Apparently, in South Florida, a gunshot to the head is not defined as a cruel death.  However, a repeated shot to the head or any other section of the body is considered to be cruel.  From what I have seen in the city of Coral Springs, if iguanas begin to dig around any local water pumps, possibly contaminating the water supply, then the city can hire a trapper (a person with a pellet gun and a plastic magnetic sign stuck to the side of their car) to eliminate the animal causing the damage.  Now a logical mind might think, “Hey, there must be a more humane way to deal with these reptiles.  Couldn’t they possibly be relocated to an area where water pumps and asphalt embankments are scarce?”  My answer to that person would be “no.”  It is unlawful in South Florida to relocate wildlife.

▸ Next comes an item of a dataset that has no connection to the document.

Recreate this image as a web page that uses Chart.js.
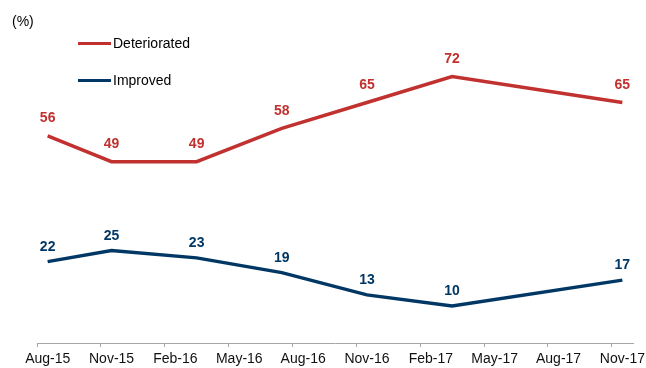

Let us examine the logic of our legislators:

  • Animals are not to be intentionally harmed or killed by excessive repeated infliction that would cause unnecessary pain or suffering.
  • Iguanas do not fall under the category of animal in this instance because they are an invasive species, so they cannot be both animals and an invasive species.
  • Since they are not animals, iguanas are not protected under statute s.828.12.
  • Being shot to death by a pellet gun is therefore not a cruel act that causes pain or suffering.

In summation, the Florida Fish and Wildlife Conservation Commission does not protect green iguanas when the city councilmen decide that the water pumps are more important than the lives of these docile reptiles.  In addition to the city eliminating the green iguana, Florida residents are permitted to use a pellet rifle to destroy these animals if they are intruding on the resident’s property.  Why a human would shoot an animal as passive and solitary as the iguana is beyond my comprehension.  Like all animals, the green iguana is deserving of a life.  Why not let nature take its course?  At some point, a cold front or two will visit Florida.  During that time, the green iguana can become comatose and unfortunately remain in that state permanently.  The upside is that the iguana is not shot in the head with a pellet gun or bow.  Also, a concerned homeowner can iguana proof his or her yard.  Local hardware stores sell metal sheets that can be fastened to the bottom of a tree to prohibit the iguanas from climbing its trunk.  Another idea is to purchase metal mesh to erect around any bushes with flowers where the iguana might want to break for a snack.  And if you are not an accomplished handyman, then iguana repellent might be more effective for your needs.  The repellent will not harm the iguana but will prevent him from visiting your shrubbery.

It is not uncommon for these mini-dinosaurs to “mosey on over” to a blooming hibiscus bush and partake of its lush pink petals, nor is it uncommon to find one sunbathing in the backyard next to your favorite landscaped garden.  They truly are not a bother.  If you get close to one, he will run as fast as he can and dive into the nearest canal or simply speed off into a nearby tree.

I live in Coral Springs, Florida.  There is a canal in my backyard, and families of green iguanas reside nearby.  I observe them from my kitchen window on warm, sunny afternoons.  From my personal observations, I have noted that the iguanas congregate near the canal when the temperature is just right.  These reptiles enjoy the sun in silence.  Their eyes are only partly opened.  It is as if they are in a daydream of warmth.  Not a care in the world until an outsider approaches.  In some cases, it may be an enthusiastic child charging toward this fantastical relic.  Other times, it is man’s best friend.  It must be noted that I am the proud mother to both of the aforementioned mammals.  And sometimes, during my iguana surveillance, my dog companion becomes overly curious and marches over to investigate one of these unassuming dinosaurs.  My initial reaction is to stop the dog by shouting out his name in a callous tone so he will cease interrogating what he believes to be an intruder.  As it turns out, there is no need for such commotion.  The green iguana, without any aggression or hostility, simply runs toward the water and jumps into safety.  I must testify to the fact that the iguana revealed no hostility or anger.  The animal became uncomfortable and perhaps frightened by the inquisitive canine and therefore left the premises.

Sadly, it is not that easy for iguanas to evade humans who would rather practice violence than compassion.  The Humane Party calls on lawmakers in South Florida and throughout the United States to treat all animals—native and non-native—with the utmost respect for their individual lives.  No species deserves to be treated as invasive.